Here's the thing about Lucio Fulci. He's THE patron director for anyone who follows lowbrow cinema as a vocation. Fulci's films sum up the perils and rewards of trash movies. A dedicated student will sift through the trash hoping for one or two moments of transcendence. You'll hear them wax rhapsodic over some outre grace note in an otherwise dreadful film. I'm talking about things like Amy Steele's face-off with Jason in the second Friday the 13th movie or the prolonged, Rube Goldberg-esque death of Henry Silva's hit man in Ozploitation vampire movie, Thirst. Man, we live for that shit. Perhaps no other movie summarizes this masochistic relationship better than Fulci's Zombi 2, which brings you not one, but TWO indelible sequences that are memorable out of all proportion to the actual quality of the movie: The zombie versus the shark scene and the splinter in the eye scene. Hell, the zombie vs. the shark has showed up in a recent Microsoft ad campaign. It's THAT iconic. But, of course, Zombi 2 kinda sucks. Seriously. It does. But here's one further thing about Fulci: not only are his movies avatars of the risk/reward nature of crap cinema, so is his whole career! In this respect, he is a true auteur. His filmography mimics his movies. Its mostly crap, but punctuated by high notes.
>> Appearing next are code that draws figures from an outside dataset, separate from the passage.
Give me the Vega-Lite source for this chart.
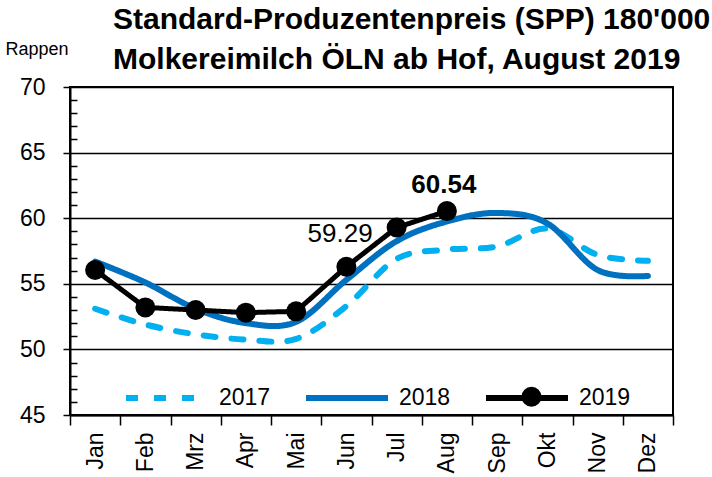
{
  "$schema": "https://vega.github.io/schema/vega-lite/v6.json",
  "width": 603,
  "height": 328,
  "autosize": {"type": "none"},
  "padding": {"left": 70, "top": 87, "right": 39, "bottom": 62},
  "background": "white",
  "config": {
    "view": {"stroke": "black", "strokeWidth": 2},
    "font": "Liberation Sans",
    "legend": {
      "orient": "none",
      "legendX": 53,
      "legendY": 267,
      "direction": "horizontal",
      "columns": 3,
      "symbolType": "stroke",
      "symbolSize": 6724,
      "symbolStrokeWidth": 6,
      "labelFont": "Liberation Sans",
      "labelFontSize": 23,
      "labelColor": "black",
      "labelOffset": 8,
      "columnPadding": 23,
      "padding": 0
    }
  },
  "title": {
    "text": ["Standard-Produzentenpreis (SPP) 180'000", "Molkereimilch ÖLN ab Hof, August 2019"],
    "anchor": "start",
    "frame": "group",
    "dx": 43,
    "dy": 47,
    "offset": 12,
    "font": "Liberation Sans",
    "fontSize": 30,
    "fontWeight": "bold",
    "color": "black",
    "lineHeight": 40
  },
  "datasets": {
    "prices": [
      {"month": "Jan", "year": "2017", "value": 53.1},
      {"month": "Feb", "year": "2017", "value": 51.9},
      {"month": "Mrz", "year": "2017", "value": 51.15},
      {"month": "Apr", "year": "2017", "value": 50.75},
      {"month": "Mai", "year": "2017", "value": 50.8},
      {"month": "Jun", "year": "2017", "value": 53.3},
      {"month": "Jul", "year": "2017", "value": 56.9},
      {"month": "Aug", "year": "2017", "value": 57.6},
      {"month": "Sep", "year": "2017", "value": 57.85},
      {"month": "Okt", "year": "2017", "value": 59.2},
      {"month": "Nov", "year": "2017", "value": 57.2},
      {"month": "Dez", "year": "2017", "value": 56.75},
      {"month": "Jan", "year": "2018", "value": 56.7},
      {"month": "Feb", "year": "2018", "value": 55.1},
      {"month": "Mrz", "year": "2018", "value": 53.1},
      {"month": "Apr", "year": "2018", "value": 52.0},
      {"month": "Mai", "year": "2018", "value": 52.1},
      {"month": "Jun", "year": "2018", "value": 55.3},
      {"month": "Jul", "year": "2018", "value": 58.25},
      {"month": "Aug", "year": "2018", "value": 59.75},
      {"month": "Sep", "year": "2018", "value": 60.4},
      {"month": "Okt", "year": "2018", "value": 59.6},
      {"month": "Nov", "year": "2018", "value": 56.05},
      {"month": "Dez", "year": "2018", "value": 55.6},
      {"month": "Jan", "year": "2019", "value": 56.05},
      {"month": "Feb", "year": "2019", "value": 53.2},
      {"month": "Mrz", "year": "2019", "value": 53.0},
      {"month": "Apr", "year": "2019", "value": 52.8},
      {"month": "Mai", "year": "2019", "value": 52.9},
      {"month": "Jun", "year": "2019", "value": 56.3},
      {"month": "Jul", "year": "2019", "value": 59.29},
      {"month": "Aug", "year": "2019", "value": 60.54}
    ]
  },
  "data": {"name": "prices"},
  "encoding": {
    "x": {
      "field": "month",
      "type": "ordinal",
      "bandPosition": 0.5,
      "sort": ["Jan", "Feb", "Mrz", "Apr", "Mai", "Jun", "Jul", "Aug", "Sep", "Okt", "Nov", "Dez"],
      "scale": {"type": "band", "domain": ["Jan", "Feb", "Mrz", "Apr", "Mai", "Jun", "Jul", "Aug", "Sep", "Okt", "Nov", "Dez"], "paddingInner": 0, "paddingOuter": 0},
      "axis": {
        "title": null,
        "tickBand": "extent",
        "tickSize": 10,
        "tickColor": "black",
        "tickWidth": 1.5,
        "domainColor": "black",
        "domainWidth": 2,
        "labelAngle": -90,
        "labelAlign": "right",
        "labelBaseline": "middle",
        "labelFont": "Liberation Sans",
        "labelFontSize": 23,
        "labelColor": "black",
        "labelPadding": 7,
        "grid": false
      }
    }
  },
  "layer": [
    {
      "transform": [{"filter": "datum.year !== '2019'"}],
      "mark": {"type": "line", "interpolate": "cardinal", "strokeWidth": 6, "strokeCap": "round"},
      "encoding": {
        "y": {
          "field": "value",
          "type": "quantitative",
          "scale": {"domain": [45, 70], "nice": false, "zero": false},
          "axis": {
            "orient": "left",
            "title": "Rappen",
            "titleAngle": 0,
            "titleAlign": "left",
            "titleBaseline": "middle",
            "titleX": -65,
            "titleY": -38,
            "titleFont": "Liberation Sans",
            "titleFontSize": 18,
            "titleFontWeight": "normal",
            "titleColor": "black",
            "values": [45, 50, 55, 60, 65, 70],
            "tickSize": 7,
            "tickColor": "black",
            "tickWidth": 1.5,
            "labelFont": "Liberation Sans",
            "labelFontSize": 23,
            "labelPadding": 18,
            "labelColor": "black",
            "domainColor": "black",
            "domainWidth": 2,
            "grid": true,
            "gridColor": "black",
            "gridWidth": 1.5
          }
        },
        "color": {
          "field": "year",
          "type": "nominal",
          "title": null,
          "scale": {"domain": ["2017", "2018", "2019"], "range": ["#00B0F0", "#0070C0", "#000000"]}
        },
        "strokeDash": {
          "field": "year",
          "type": "nominal",
          "title": null,
          "scale": {"domain": ["2017", "2018", "2019"], "range": [[12, 16], [1, 0], [1, 0]]}
        }
      }
    },
    {
      "transform": [{"filter": "datum.year === '2019'"}],
      "mark": {"type": "line", "strokeWidth": 5, "strokeCap": "round"},
      "encoding": {
        "y": {
          "field": "value",
          "type": "quantitative",
          "scale": {"domain": [45, 70], "nice": false, "zero": false},
          "axis": {
            "orient": "left",
            "title": null,
            "values": [46, 47, 48, 49, 51, 52, 53, 54, 56, 57, 58, 59, 61, 62, 63, 64, 66, 67, 68, 69],
            "labels": false,
            "domain": false,
            "grid": false,
            "tickSize": -7,
            "tickColor": "black",
            "tickWidth": 1.5
          }
        },
        "color": {"field": "year", "type": "nominal", "title": null},
        "strokeDash": {"field": "year", "type": "nominal", "title": null}
      }
    },
    {
      "transform": [{"filter": "datum.year === '2019'"}],
      "mark": {"type": "point", "size": 400, "filled": true, "color": "black", "opacity": 1},
      "encoding": {
        "y": {"field": "value", "type": "quantitative", "scale": {"domain": [45, 70], "nice": false, "zero": false}, "axis": null},
        "shape": {
          "datum": "2019",
          "scale": {"range": ["circle"]},
          "legend": {
            "orient": "none",
            "legendX": 450,
            "legendY": 298,
            "title": null,
            "symbolType": "circle",
            "symbolSize": 400,
            "symbolFillColor": "black",
            "symbolStrokeColor": "black",
            "symbolStrokeWidth": 0,
            "labelExpr": "''",
            "labelOffset": 0
          }
        }
      }
    },
    {
      "transform": [{"filter": "datum.year === '2019' && datum.month === 'Jul'"}],
      "mark": {"type": "text", "align": "right", "baseline": "middle", "dx": -24, "dy": 6, "font": "Liberation Sans", "fontSize": 26, "color": "black"},
      "encoding": {
        "y": {"field": "value", "type": "quantitative", "scale": {"domain": [45, 70], "nice": false, "zero": false}, "axis": null},
        "text": {"field": "value", "type": "quantitative", "format": ".2f"}
      }
    },
    {
      "transform": [{"filter": "datum.year === '2019' && datum.month === 'Aug'"}],
      "mark": {"type": "text", "align": "center", "baseline": "bottom", "dy": -13, "dx": -3, "font": "Liberation Sans", "fontSize": 26, "fontWeight": "bold", "color": "black"},
      "encoding": {
        "y": {"field": "value", "type": "quantitative", "scale": {"domain": [45, 70], "nice": false, "zero": false}, "axis": null},
        "text": {"field": "value", "type": "quantitative", "format": ".2f"}
      }
    }
  ],
  "resolve": {"axis": {"y": "independent"}}
}
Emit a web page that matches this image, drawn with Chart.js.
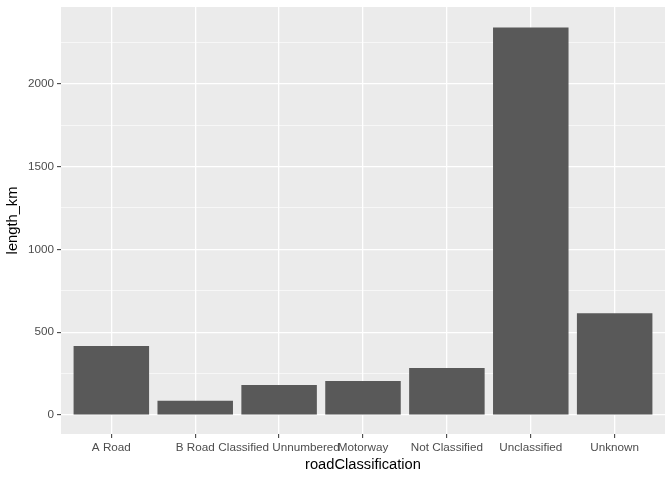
<!DOCTYPE html>
<html>
<head>
<meta charset="utf-8">
<script src="https://cdn.jsdelivr.net/npm/chart.js@4/dist/chart.umd.min.js"></script>
<style>
  html, body { margin: 0; padding: 0; background: #ffffff; }
  canvas { display: block; }
</style>
</head>
<body>
<canvas id="c" width="672" height="480"></canvas>
<script>
const categories = ["A Road", "B Road", "Classified Unnumbered", "Motorway", "Not Classified", "Unclassified", "Unknown"];
const lengthKm = [417, 86, 182, 206, 284, 2339, 615];
const yMajorTicks = [0, 500, 1000, 1500, 2000];
const yMinorTicks = [250, 750, 1250, 1750, 2250];

const FONT = "'Liberation Sans', Arial, Helvetica, sans-serif";

const panelBg = {
  id: 'panelBg',
  beforeDraw(chart) {
    const { ctx, chartArea: a } = chart;
    ctx.save();
    ctx.fillStyle = '#EBEBEB';
    ctx.fillRect(a.left, a.top, a.right - a.left, a.bottom - a.top);
    ctx.restore();
  }
};

const allY = yMajorTicks.concat(yMinorTicks).sort((a, b) => a - b);
const isMajor = v => yMajorTicks.includes(v);

new Chart(document.getElementById('c'), {
  type: 'bar',
  data: {
    datasets: [{
      data: categories.map((c, i) => ({ x: i + 1, y: lengthKm[i] })),
      backgroundColor: '#595959',
      borderWidth: 0,
      categoryPercentage: 1,
      barPercentage: 0.9
    }]
  },
  plugins: [panelBg],
  options: {
    responsive: false,
    animation: false,
    layout: { padding: { left: 0, right: 7, top: 7, bottom: 0 } },
    plugins: { legend: { display: false }, tooltip: { enabled: false } },
    scales: {
      x: {
        type: 'linear',
        offset: false,
        min: 0.4,
        max: 7.6,
        afterBuildTicks: s => { s.ticks = categories.map((c, i) => ({ value: i + 1 })); },
        afterFit: s => { s.height = 46; s.paddingLeft = 0; s.paddingRight = 0; },
        border: { display: false },
        grid: {
          offset: false,
          color: '#FFFFFF',
          lineWidth: 1.3,
          tickColor: '#333333',
          tickWidth: 1,
          tickLength: 4,
          drawTicks: true
        },
        ticks: {
          autoSkip: false,
          maxRotation: 0,
          minRotation: 0,
          padding: 3,
          color: '#4D4D4D',
          font: { family: FONT, size: 11.7 },
          callback: v => categories[v - 1]
        },
        title: {
          display: true,
          text: 'roadClassification',
          color: '#000000',
          font: { family: FONT, size: 14.7 },
          padding: { top: 0, bottom: 6 }
        }
      },
      y: {
        type: 'linear',
        min: -114,
        max: 2462,
        afterBuildTicks: s => { s.ticks = allY.map(v => ({ value: v })); },
        afterFit: s => { s.width = 61; s.paddingTop = 0; s.paddingBottom = 0; },
        border: { display: false },
        grid: {
          color: '#FFFFFF',
          lineWidth: ctx => (ctx.tick && isMajor(ctx.tick.value)) ? 1.3 : 0.6,
          tickColor: ctx => (ctx.tick && isMajor(ctx.tick.value)) ? '#333333' : 'rgba(0,0,0,0)',
          tickWidth: 1,
          tickLength: 4
        },
        ticks: {
          padding: 3,
          color: '#4D4D4D',
          font: { family: FONT, size: 11.7 },
          callback: v => isMajor(v) ? String(v) : ''
        },
        title: {
          display: true,
          text: 'length_km',
          color: '#000000',
          font: { family: FONT, size: 14.7 },
          padding: { top: 4, bottom: 0 }
        }
      }
    }
  }
});
</script>
</body>
</html>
One of those high notes is Una sull'altra (aka: Perversion Story in the USA, or more accurately, One on Top of the Other), a mostly fascinating film noir from 1969. This is Fulci's first thriller, made somewhat before the director's appetites turned more visceral. It makes an interesting triptych with A Lizard in a Woman's Skin and Don't Torture a Duckling, though I would argue that it's better than either of those films. What's most surprising about it is its coherence as a narrative, something Fulci had no real interest in during his most renowned period. This particular story follows shady doctor Jean Morel as he tries to piece together the death of his wife, the suspicious insurance policy she took out before her death, the relationship between her and her doppelganger, stripper Marisa Mell, and his relationship with his mistress (Elsa Martinelli). If the connection to Hitchcock's Vertigo isn't obvious enough, the movie is mostly set (and filmed) in San Francisco to boot.
Perhaps more surprising than the relative coherence of the narrative--relative, I say, because it's still not a particularly linear film--is the fact that the movie doesn't really depend on it. To my untrained eye, this is very much the most attractive of Fulci's movies, one that takes full advantage of its setting and its actors. San Francisco is one of the most photogenic cities in the world and the movie gives a striking tour of the city at a particular place in time. Jean Sorel's lead is a fairly handsome Alain Delon knock-off and is an impressive male fashion plate, but it's Marisa Mell who dominates the movie in her dual role. Her entrance as stripper Monica Weston, peeling while draped over a motorcycle, is as iconic in its way as her romp on the bed in a pile of money in Danger: Diabolik.
Unlike most erotic thrillers, this one actually manages to BE erotic, thanks in part to the sheer beauty of its leads. And Marisa Mell's willingness to get naked. That's important, too. Also unusual for movies like this one, the filmmakers actually make something of the sexual content. In Sorel and Mell's first coupling--which is WAY sexy--Fulci crosscuts with images of Sorel's brunette wife stretched out on her deathbed. The implication of necrophilia is obvious, but striking none the less. The movie makes a great deal of the profession of Sorel's mistress, too--she's a fashion photographer--which gives the filmmakers ample excuse to put more naked women on screen, to say nothing of late sixties haute coture. In a lot of ways, this is the best Jess Franco movie ever made. Certainly, Fulci shows a superb eye for framing the scene in this movie; this is replete with interesting deep-focus compositions, a couple of arresting split screen arrangements, and odd dutch tilts and eccentric camera moves. Even shots cribbed from Hitchcock--one in particular involves filming from beneath a glass floor, while another seems to be shot from within a waterbed--are transformed into something uniquely the director's own. Finally, Riz Ortolanti contributes an arresting jazz score to the movie. On the whole, it all works.
All of which begs the question: why did Fulci subsequently abandon this mode of filmmaking? He was good at it, and one would assume that it would have provided the director with a more substantial measure of success (I mean, Brian De Palma once made a career of this sort of thing). Instead, Fulci pursued his own imp of the perverse over the cliff, and while it may have provided him with an enduring cult, it also engendered a body of work that can be charitably described as inconsistent. But, hell, I don't know. Maybe Fulci is a low-rent cinematic version of Picasso who, having proved that he could draw like Raphael if he so chose, demolished the conventions of art.
As an epilogue: The otherwise ultra-highbrow Senses of Cinema places Fulci among their "Great Directors". Go figure.